Brisbane is a trickier proposition. Not because it doesn’t have a lot to offer – the article cites the sumptuous Calile Hotel as a drawcard, an assertion backed up by its inclusion as the only Australian entry on the 2023 World’s 50 Best Hotels list. The excellent fire-fuelled Agnes restaurant also rightly gets a nod, though I’m less convinced by the drawcard of Vertigo, a restaurant where you dangle precipitously from a harness four storeys over the ground. But overall, the hook for Brisbane seems a smidge premature. “Food, art, vertiginous views [ugh] in a city gearing up for its Olympic moment,” declares The Times. Bearing in mind Brisbane isn’t hosting the Olympics until 2032. The Queensland capital still has a fair old chunk of gearing up to do. Settle, Times.

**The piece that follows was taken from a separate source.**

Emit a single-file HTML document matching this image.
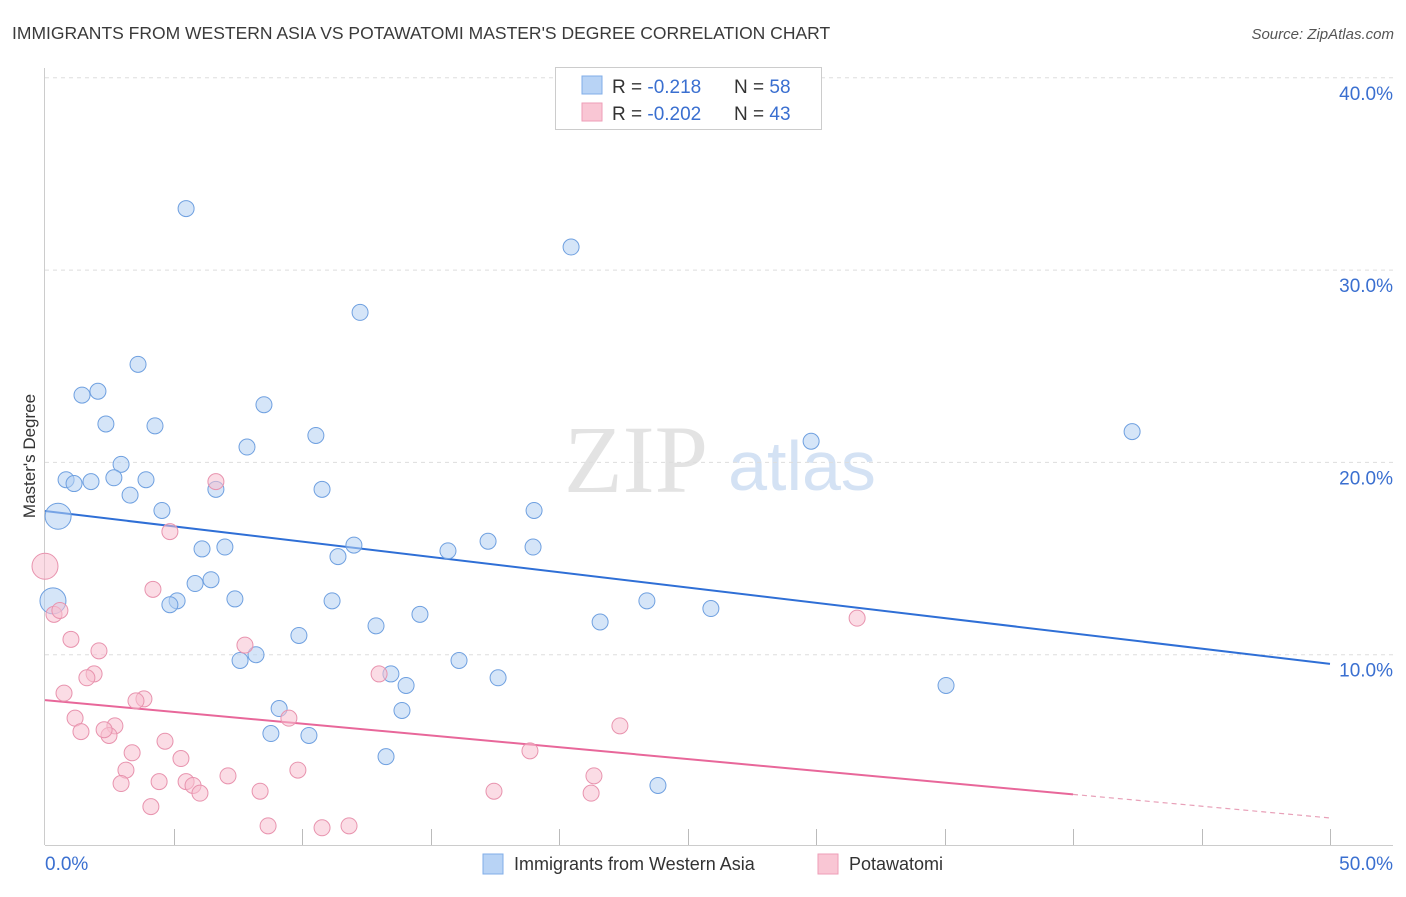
<!DOCTYPE html>
<html><head><meta charset="utf-8"><style>
body{margin:0;background:#fff;font-family:"Liberation Sans",sans-serif;}
svg text{font-family:"Liberation Sans",sans-serif;}
</style></head><body>
<svg id="chart" width="1406" height="892" xmlns="http://www.w3.org/2000/svg">
<text x="12" y="39" font-size="17.5" fill="#3a3a3a">IMMIGRANTS FROM WESTERN ASIA VS POTAWATOMI MASTER'S DEGREE CORRELATION CHART</text>
<text x="1394" y="39" font-size="15" fill="#555" font-style="italic" text-anchor="end">Source: ZipAtlas.com</text>
<g>
<text x="636" y="492" font-size="96" fill="#e3e3e3" text-anchor="middle" font-family="Liberation Serif" style="font-family:'Liberation Serif',serif">ZIP</text>
<text x="802" y="490" font-size="70" fill="#d4e2f4" text-anchor="middle">atlas</text>
</g>
<g id="grid"></g>
<g id="axes"></g>
<g id="trends"></g>
<g id="points"></g>
<text x="35" y="456" font-size="17" fill="#333" text-anchor="middle" transform="rotate(-90 35 456)">Master's Degree</text>
<g>
<rect x="555.5" y="67.5" width="266" height="62" fill="#fff" stroke="#ccc"/>
<rect x="582" y="76" width="20" height="18" fill="#b8d3f5" stroke="#80aee8"/>
<rect x="582" y="103" width="20" height="18" fill="#f9c6d4" stroke="#ee9eb7"/>
<text x="612" y="93" font-size="19" fill="#333">R = <tspan fill="#3a6fd0"> -0.218</tspan></text>
<text x="734" y="93" font-size="19" fill="#333">N = <tspan fill="#3a6fd0">58</tspan></text>
<text x="612" y="120" font-size="19" fill="#333">R = <tspan fill="#3a6fd0">-0.202</tspan></text>
<text x="734" y="120" font-size="19" fill="#333">N = <tspan fill="#3a6fd0">43</tspan></text>
</g>
<g>
<rect x="483" y="854" width="20" height="20" fill="#b8d3f5" stroke="#80aee8"/>
<text x="514" y="870" font-size="18" fill="#333">Immigrants from Western Asia</text>
<rect x="818" y="854" width="20" height="20" fill="#f9c6d4" stroke="#ee9eb7"/>
<text x="849" y="870" font-size="18" fill="#333">Potawatomi</text>
</g>
</svg>
<script>
const blueX=[5.49,20.47,12.26,3.62,1.44,2.06,8.52,2.37,4.28,10.54,7.86,29.81,42.30,2.96,0.82,1.13,1.79,2.68,3.93,6.65,10.78,3.31,4.55,19.03,0.51,6.11,7.00,11.40,12.02,15.68,17.24,18.99,6.46,5.84,5.14,4.86,7.39,11.17,0.31,23.42,25.91,14.59,12.88,21.60,9.88,7.59,8.21,16.11,13.46,14.05,17.63,35.06,9.11,13.89,8.79,10.27,13.27,23.85];
const blueY=[33.2,31.2,27.8,25.1,23.5,23.7,23.0,22.0,21.9,21.4,20.8,21.1,21.6,19.9,19.1,18.9,19.0,19.2,19.1,18.6,18.6,18.3,17.5,17.5,17.2,15.5,15.6,15.1,15.7,15.4,15.9,15.6,13.9,13.7,12.8,12.6,12.9,12.8,12.8,12.8,12.4,12.1,11.5,11.7,11.0,9.7,10.0,9.7,9.0,8.4,8.8,8.4,7.2,7.1,5.9,5.8,4.7,3.2];
const blueLarge=[24,38];
const pinkX=[0,0.35,0.58,6.65,4.86,4.20,1.01,2.10,7.78,0.74,1.91,1.63,13.0,3.85,3.54,1.17,1.40,2.72,2.49,2.30,9.49,4.67,3.39,5.29,3.15,7.12,9.84,18.87,22.37,31.60,4.44,5.49,5.76,6.03,2.96,8.37,21.36,4.12,17.47,21.25,8.68,10.78,11.83];
const pinkY=[14.6,12.1,12.3,19.0,16.4,13.4,10.8,10.2,10.5,8.0,9.0,8.8,9.0,7.7,7.6,6.7,6.0,6.3,5.8,6.1,6.7,5.5,4.9,4.6,4.0,3.7,4.0,5.0,6.3,11.9,3.4,3.4,3.2,2.8,3.3,2.9,3.7,2.1,2.9,2.8,1.1,1.0,1.1];
const pinkLarge=[0];
const blueTrend=[17.47,9.52];
const pinkTrend=[7.64,1.51];
const yTicks=[10,20,30,40];
const xTickLabels=["0.0%","50.0%"];
const NS="http://www.w3.org/2000/svg";
const sx=v=>45+v*25.7;
const sy=v=>847-v*19.23;
function mk(parent,tag,attrs){const e=document.createElementNS(NS,tag);for(const k in attrs)e.setAttribute(k,attrs[k]);document.getElementById(parent).appendChild(e);return e;}
yTicks.forEach(t=>{
 const g=mk('grid','line',{x1:45,x2:1393,y1:sy(t),y2:sy(t),stroke:'#ddd','stroke-dasharray':'4,4'});
 
 
 const l=mk('axes','text',{x:1393,y:sy(t)+22,'font-size':19,fill:'#3a6fd0','text-anchor':'end'});
 l.textContent=t.toFixed(1)+'%';
 
 
});
mk('axes','line',{x1:44.5,x2:44.5,y1:68,y2:845,stroke:'#ccc'});
mk('axes','line',{x1:45,x2:1393,y1:845.5,y2:845.5,stroke:'#ccc'});
for(let i=1;i<=10;i++){const x=Math.round(sx(i*5))+0.5;const t=mk('axes','line',{x1:x,x2:x,y1:829,y2:845,stroke:'#bbb'});}
const xl0=mk('axes','text',{x:45,y:870,'font-size':19,fill:'#3a6fd0'});xl0.textContent=xTickLabels[0];


const xl1=mk('axes','text',{x:1393,y:870,'font-size':19,fill:'#3a6fd0','text-anchor':'end'});xl1.textContent=xTickLabels[1];


function dots(xs,ys,large,fill,stroke,name){
 xs.forEach((x,i)=>{const r=large.includes(i)?13:8;
  const c=mk('points','circle',{cx:sx(x),cy:sy(ys[i]),r:r,fill:fill,'fill-opacity':0.55,stroke:stroke,'stroke-width':1});
  
  });
}
dots(blueX,blueY,blueLarge,'#b3cff3','#6fa0e0','point-western-asia');
dots(pinkX,pinkY,pinkLarge,'#f7bfd0','#e893ae','point-potawatomi');
const bt=mk('trends','line',{x1:sx(0),y1:sy(blueTrend[0]),x2:sx(50),y2:sy(blueTrend[1]),stroke:'#2f6fd6','stroke-width':2});


const pAt=x=>pinkTrend[0]+(pinkTrend[1]-pinkTrend[0])*x/50;
const pt=mk('trends','line',{x1:sx(0),y1:sy(pAt(0)),x2:sx(40),y2:sy(pAt(40)),stroke:'#e8679a','stroke-width':2});


const pd=mk('trends','line',{x1:sx(40),y1:sy(pAt(40)),x2:sx(50),y2:sy(pAt(50)),stroke:'#e8a0b8','stroke-width':1.2,'stroke-dasharray':'5,4'});


</script>
</body></html>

In my view, there were a few other Australian destinations that deserved more of a nod. “The South Australian islands” would have been a cracker. The exquisite Southern Ocean Lodge has just reopened on Kangaroo Island, a glorious good news story after the original venue burnt down in the ruinous 2020 bushfires. A few bays over, Louth Island has just launched the first of its two-part opening for its immersive wellness retreat, Rumi on Louth, with the main part of the stay opening in 2025.
The Kimberley is also having an amped-up moment in 2024, with several cruise companies including Seabourn and Scenic, debuting new ships in this quintessentially Australian wilderness region this year.
I’m nitpicking of course. Part of the fun with these lists is that everyone has a better opinion than the writers. If you look at the comments on the NYT, people are livid with disapproval about many of the entries. Ecuador is too unstable, they insist. The monarch butterfly reserve in Mexico is in a crime stronghold plus the poor old butterflies don’t want to be trampled on. And “There’s only one entry in South East Asia!”, thundered someone (actually I counted three).
Overall, ‘best new’ lists are a lot of fun but they’re always best viewed with a sceptical eye. After all, there’s absolutely nothing wrong with a good pasta in Italy.